A recent NY Times article by Gretchen Reynolds explored why young swimmers have worse respiratory problems than similarly aged and active soccer players. Studies in the European Respiratory Journal and the British Journal of Sports Medicine found that most elite swimmers they examined had inflamed lung tissue or “airway hyper-responsiveness in which the bronchial tubes twitch or spasm excessively in response to cold air and other stimuli.” Some estimate that “one-third of all elite swimmers have full-blown asthma, 80 percent of which began after they took up swimming.”
A visit with Michael Cox, head of the FNSB Parks Department, convinced me that the borough’s pools are safely maintained and operated. Other communities may have problems if their indoor pools are over–chlorinated and under-ventilated. Then, Reynolds wrote, “When chlorine mixes with proteins in the water, such as shredded skin or hair, creating chloramines … These toxic byproducts tend to settle just above the water’s surface – where swimmers breath.” Reynolds adds that swimmers training hours daily in sub-standard pools may be affected but “casual swimmers don’t seem to face much risk.”
Taking it easy with a good book is safer, though what constitutes good reading is also debatable. One reader’s favorite work of literature is another’s monumental bore, while fun escapist reading’s often scorned as “trash literature.” My mind changed about that when a library school classmate, one of the brightest people I’ve met, admitted dedicating an evening each week to romance novels. Responding to my dismay, she pointed out her romance books were fast, stimulating reads that were intellectually undemanding, with unvaryingly happy endings.
The American Heritage Dictionary’s definition of “trash” includes “Worthless or offensive literary or artistic material,” and it’s of uncertain origin, perhaps coming from the Norwegian “trask.” My friend read “good” books, too; she just found the formulaic nature of romance novels comfortable, as do readers of science fiction, mysteries, westerns, and other “trash” genres. Nothing’s wrong with that. Just because a book fits into a genre doesn’t demean it, but while Patrick O’Brian’s Aubrey-Maturin series is indisputably great literature, it’s sometimes dismissed for being merely historical fiction.

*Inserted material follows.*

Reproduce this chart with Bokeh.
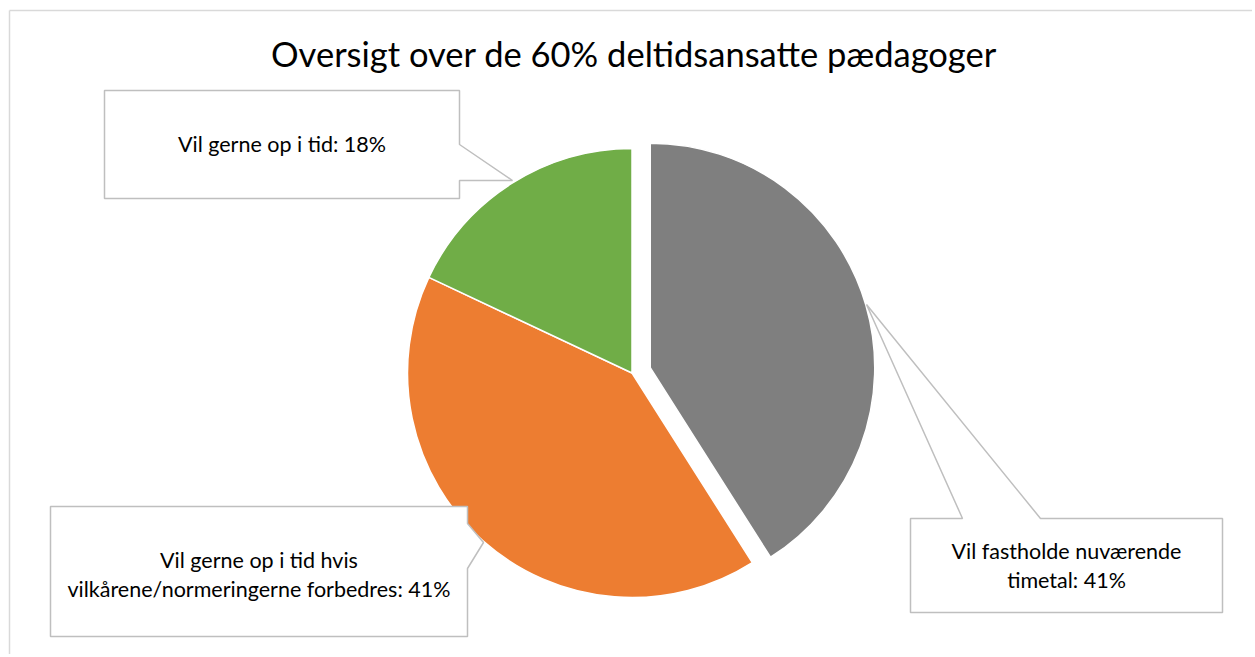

Are Stephanie Meyer’s “Twilight” series of paranormal-romance vampire novels trashy? Steven Levitt, author of “Freakonomics: A Rogue Economist Explores the Hidden Side of Everything,” wrote last January that he was “absolutely amazed” to learn that “Twilight” and its teen-thrilling sequels were the top four bestsellers simultaneously, selling a combined four million copies in December alone. Levitt picked up a copy and said “I was somewhat disappointed with the book,” he wrote, adding “an outside observer would laugh at that description, given that I read it in less than a week” and had ordered the other three novels in the series. “The seductive thing about the book,” he writes, “is the way that Meyer creates an alternative vampire universe that is embedded into our own world, where the reader ends up liking the vampires more than the people.”
Regardless of the book, reading transports the imagination like no other diversion if it’s written engagingly. Books like “Harry Potter” and Twilight” are converting the book-shy into avid readers – national surveys show that teens are buying 25% more books than a decade ago. If kids’ reading and comprehension skills improve, who cares if they’re reading cereal boxes or “War and Peace”? The same mental muscles are being flexed.